その村とは行き来する者も多く、トワルで生まれ育った彼には慣れた道だ。トワルまでは、目と鼻の先。この山道を抜ければすぐに街道に出る。
── そんな場所だったのも、原因の一つだったのかもしれない。
「ひどい雨でした。途中で止まって様子を見ようにも、周囲がよく見えない程でした。それどころか、益々ひどくなりそうで── 先を急いだ方が良いと決めた時、すぐ近くに雷が落ちたんです」
光。轟音。地響き。馬車の中から、妻の悲鳴。
馬も驚きと恐怖で、激しく嘶き、暴れ出す。
いけない、と思った時には遅かった。馬を制しようと握りなおした手綱が、雨で滑る──。
それは、ほんの僅かな時間の出来事だった。
「僕と妻は、馬と馬車ごと崖の下へ落ちました。御者台にいた僕は地面に投げ出され、妻は……」
馬車の中にいた事が災いしたと、後で状況を調べた役人から聞いた。
落下の衝撃で馬車は木っ端微塵になり、それら全てが中にいた彼の妻の身体に圧し掛かったのだ。
おそらく、即死に近かっただろうと役人は語った。けれども、それが何の慰めになるだろう──。
二度と目を開かない彼女の、包帯に包まれた体が目に焼きついて離れない。それは手当ての為のものではなかった。その身が負った無残な傷を隠す為のもの──。
「…ああ、そう言えばその時にフレルに会ったんですよ」
「フレルに?」
「ええ。

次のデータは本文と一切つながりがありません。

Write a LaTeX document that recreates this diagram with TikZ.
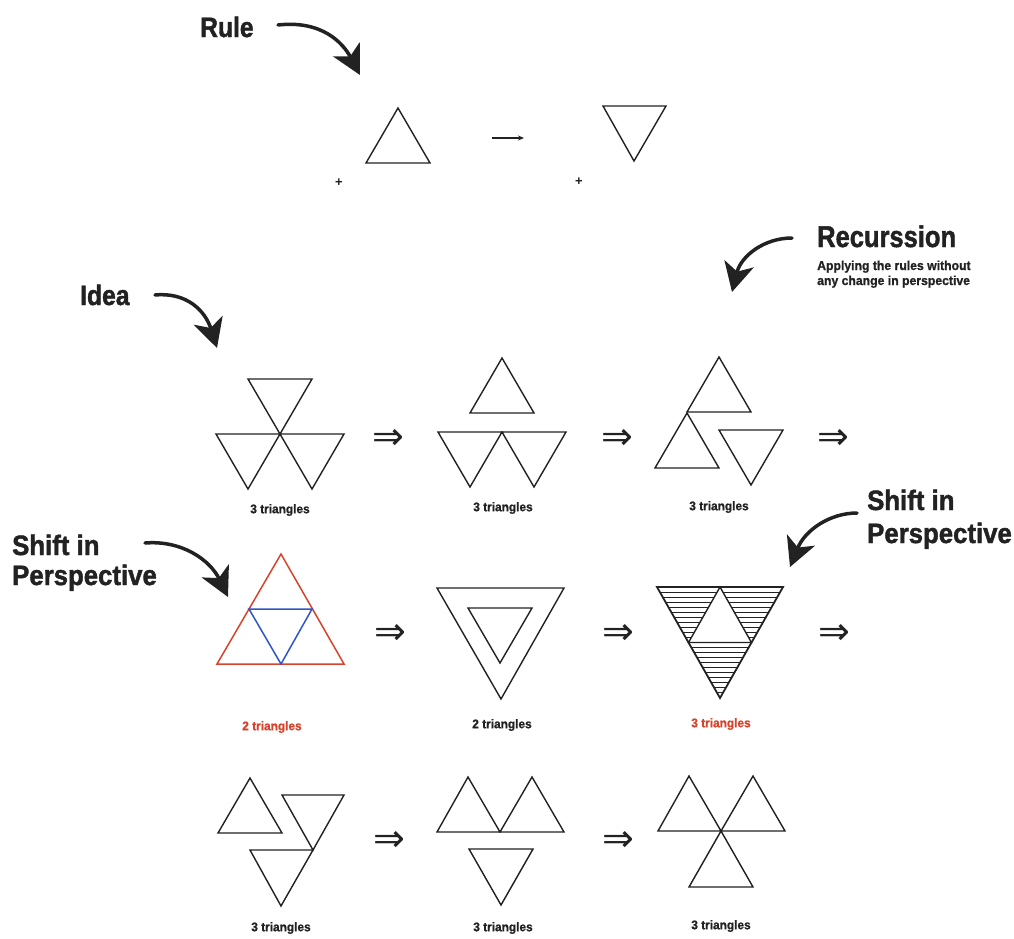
\documentclass[tikz,border=0pt]{standalone}
\usepackage{fontspec}
\usepackage{graphicx}
\setmainfont{Liberation Sans}
\newfontfamily\heavy{Liberation Sans}[BoldFeatures={FakeBold=1.6}]
\newfontfamily\heavylab{Liberation Sans}[BoldFeatures={FakeBold=1.0}]
\newfontfamily\symf{DejaVu Sans}
\usetikzlibrary{arrows.meta}
\definecolor{ink}{HTML}{222222}
\definecolor{redc}{HTML}{D9432B}
\definecolor{bluec}{HTML}{2F55C8}
\newcommand{\hsq}[2]{\scalebox{#1}[1]{#2}}
\begin{document}
\begin{tikzpicture}[x=1pt,y=-1pt,
  tri/.style={draw=ink, line width=1.4pt, line join=miter},
  title/.style={font=\heavy\bfseries\fontsize{28}{30}\selectfont, text=ink, inner sep=0pt, anchor=base west},
  sub/.style={font=\heavylab\bfseries\fontsize{13}{14}\selectfont, text=ink, inner sep=0pt, anchor=base west},
  lab/.style={font=\heavylab\bfseries\fontsize{12.5}{14}\selectfont, text=ink, inner sep=0pt},
  impl/.style={font=\symf\fontsize{38}{38}\selectfont, text=ink, inner sep=0pt},
  bigarrow/.style={draw=ink, line width=3.5pt, line cap=round, -{Stealth[length=29pt,width=30pt,inset=8pt]}},
  hatch/.style={draw=ink, line width=0.8pt}]
\useasboundingbox (0,0) rectangle (1014,938);
\fill[white] (0,0) rectangle (1014,938);

% ---------- Rule ----------
\node[title] (rule) at (200,37) {\hsq{0.88}{Rule}};
\coordinate (ruleA) at (278,25);
\coordinate (ruleB) at (360,75);
\draw[bigarrow] (ruleA) .. controls (322,20) and (343,43) .. (ruleB);

\draw[tri] (398,108) -- (430,163) -- (366,163) -- cycle;
\coordinate (smA) at (492,138);
\coordinate (smB) at (524,138);
\draw[draw=ink, line width=1.3pt, -{Stealth[length=6pt,width=5pt]}] (smA) -- (smB);
\draw[tri] (603,106) -- (666,106) -- (634,161) -- cycle;
\node[font=\bfseries\fontsize{13}{13}\selectfont, text=ink, inner sep=0pt] (plus1) at (339,183) {+};
\node[font=\bfseries\fontsize{13}{13}\selectfont, text=ink, inner sep=0pt] (plus2) at (579,182) {+};

% ---------- Recursion ----------
\node[title, font=\heavy\bfseries\fontsize{30}{32}\selectfont] (rec) at (817,247) {\hsq{0.85}{Recurssion}};
\node[sub] (rec1) at (817,270) {\hsq{0.94}{Applying the rules without}};
\node[sub] (rec2) at (817,285) {\hsq{0.94}{any change in perspective}};
\coordinate (recA) at (792,238);
\coordinate (recB) at (732,292);
\draw[bigarrow] (recA) .. controls (764,238) and (741,256) .. (recB);

% ---------- Idea ----------
\node[title] (idea) at (80,305) {\hsq{0.88}{Idea}};
\coordinate (ideaA) at (155,295);
\coordinate (ideaB) at (217,348);
\draw[bigarrow] (ideaA) .. controls (186,292) and (205,310) .. (ideaB);

% ---------- Row 1 ----------
\draw[tri] (248,379) -- (312,379) -- (280,434) -- cycle;
\draw[tri] (216,434) -- (280,434) -- (248,489) -- cycle;
\draw[tri] (280,434) -- (344,434) -- (312,489) -- cycle;
\node[lab] (l11) at (280,510) {\hsq{0.95}{3 triangles}};
\node[impl] (i11) at (388,439) {⇒};

\draw[tri] (502,358) -- (534,413) -- (470,413) -- cycle;
\draw[tri] (438,432) -- (502,432) -- (470,487) -- cycle;
\draw[tri] (502,432) -- (566,432) -- (534,487) -- cycle;
\node[lab] (l12) at (503,508) {\hsq{0.95}{3 triangles}};
\node[impl] (i12) at (617,439) {⇒};

\draw[tri] (719,357) -- (751,412) -- (687,412) -- cycle;
\draw[tri] (687,413) -- (719,468) -- (655,468) -- cycle;
\draw[tri] (719,430) -- (783,430) -- (751,485) -- cycle;
\node[lab] (l13) at (719,507) {\hsq{0.95}{3 triangles}};
\node[impl] (i13) at (833,439) {⇒};

% ---------- Shift in perspective (left) ----------
\node[title] (sl1) at (12,555) {\hsq{0.92}{Shift in}};
\node[title] (sl2) at (12,585) {\hsq{0.92}{Perspective}};
\coordinate (slA) at (145,543);
\coordinate (slB) at (228,597);
\draw[bigarrow] (slA) .. controls (182,540) and (210,560) .. (slB);

% ---------- Shift in perspective (right) ----------
\node[title] (sr1) at (867,510) {\hsq{0.92}{Shift in}};
\node[title] (sr2) at (867,543) {\hsq{0.92}{Perspective}};
\coordinate (srA) at (857,513);
\coordinate (srB) at (790,567);
\draw[bigarrow] (srA) .. controls (830,513) and (805,530) .. (srB);

% ---------- Row 2 ----------
\draw[draw=redc, line width=1.5pt] (281,554) -- (344,664) -- (217,664) -- cycle;
\draw[draw=bluec, line width=1.5pt] (249,609) -- (312,609) -- (281,664) -- cycle;
\node[lab, text=redc] (l21) at (272,727) {\hsq{0.95}{2 triangles}};
\node[impl] (i21) at (390,634) {⇒};

\draw[tri] (437,588) -- (564,588) -- (501,699) -- cycle;
\draw[tri] (468,608) -- (532,608) -- (500,663) -- cycle;
\node[lab] (l22) at (502,725) {\hsq{0.95}{2 triangles}};
\node[impl] (i22) at (618,634) {⇒};

\begin{scope}
  \clip (657,587) -- (720,587) -- (688.5,642.5) -- cycle
        (720,587) -- (783,587) -- (751.5,642.5) -- cycle
        (688.5,642.5) -- (751.5,642.5) -- (720,698) -- cycle;
  \foreach \yy in {592,597,...,697} {
    \draw[hatch] (650,\yy) -- (790,\yy);
  }
\end{scope}
\draw[tri, line width=1.8pt] (657,587) -- (783,587) -- (720,698) -- cycle;
\draw[tri] (720,587) -- (751.5,642.5) -- (688.5,642.5) -- cycle;
\draw[ink, line width=2.6pt] (657,587) -- (783,587);
\node[lab, text=redc] (l23) at (721,724) {\hsq{0.95}{3 triangles}};
\node[impl] (i23) at (834,634) {⇒};

% ---------- Row 3 ----------
\draw[tri] (250,778) -- (282,833) -- (218,833) -- cycle;
\draw[tri] (282,795) -- (344,795) -- (313,850) -- cycle;
\draw[tri] (250,850) -- (313,850) -- (281,906) -- cycle;
\node[lab] (l31) at (281,928) {\hsq{0.95}{3 triangles}};
\node[impl] (i31) at (389,841) {⇒};

\draw[tri] (468,777) -- (500,832) -- (437,832) -- cycle;
\draw[tri] (532,777) -- (564,832) -- (500,832) -- cycle;
\draw[tri] (469,849) -- (533,849) -- (501,905) -- cycle;
\node[lab] (l32) at (503,928) {\hsq{0.95}{3 triangles}};
\node[impl] (i32) at (618,841) {⇒};

\draw[tri] (689,776) -- (721,831) -- (658,831) -- cycle;
\draw[tri] (753,776) -- (785,831) -- (721,831) -- cycle;
\draw[tri] (721,831) -- (753,887) -- (689,887) -- cycle;
\node[lab] (l33) at (721,926) {\hsq{0.95}{3 triangles}};
\end{tikzpicture}
\end{document}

丁度そこに行き合った彼女が僕を見つけてくれて、トワルまで人を呼びに行ってくれたんです」
「……」
そういう事か、とリーフは心の内で納得した。
恐らく、その時ゴードも死ぬはずだったのだろう。そしてフレルはその運命を捻じ曲げた── 自分がアディの死を前に、そうしたように。
「フレルにはとても感謝しています。彼女がいなければ、多分…僕はここまで立ち直れなかったと思いますから」
再び視線を持ち上げると、ゴードは軽く肩を竦めて微かに苦味の漂う笑みを浮かべた。
「変な話かもしれないけれど、フレルと顔を合わせた時に、何故かとても良く知っているような気がしたんです。…こういう事を言うと、変な誤解をされてしまいそうですが」
「…誤解……?」
「ええ。フレルは妻でも恋人でもありませんからね。強いて言うならば、兄妹と言うか…家族みたいなものかな……」
「……」
それは取り繕う訳でもなく、純粋に思った事を口にしたような言葉。
実際、彼はそう思っているのだろう。そしてそう感じる事を否定は出来なかった。
目に見えず、存在すら感じていなかっただろうが── それでも無意識の部分で気付いているのだ。フレルが生まれた時から側に居続けた存在である事に。
「だから彼女には、誰よりも幸せになってもらいたいと思っているんです。一番僕が苦しい時に助けてくれた人ですから」
リーフはゴードの言葉をただ黙って受け止めた。
心の内で、自分たちの在り方を重ね合わせながら──。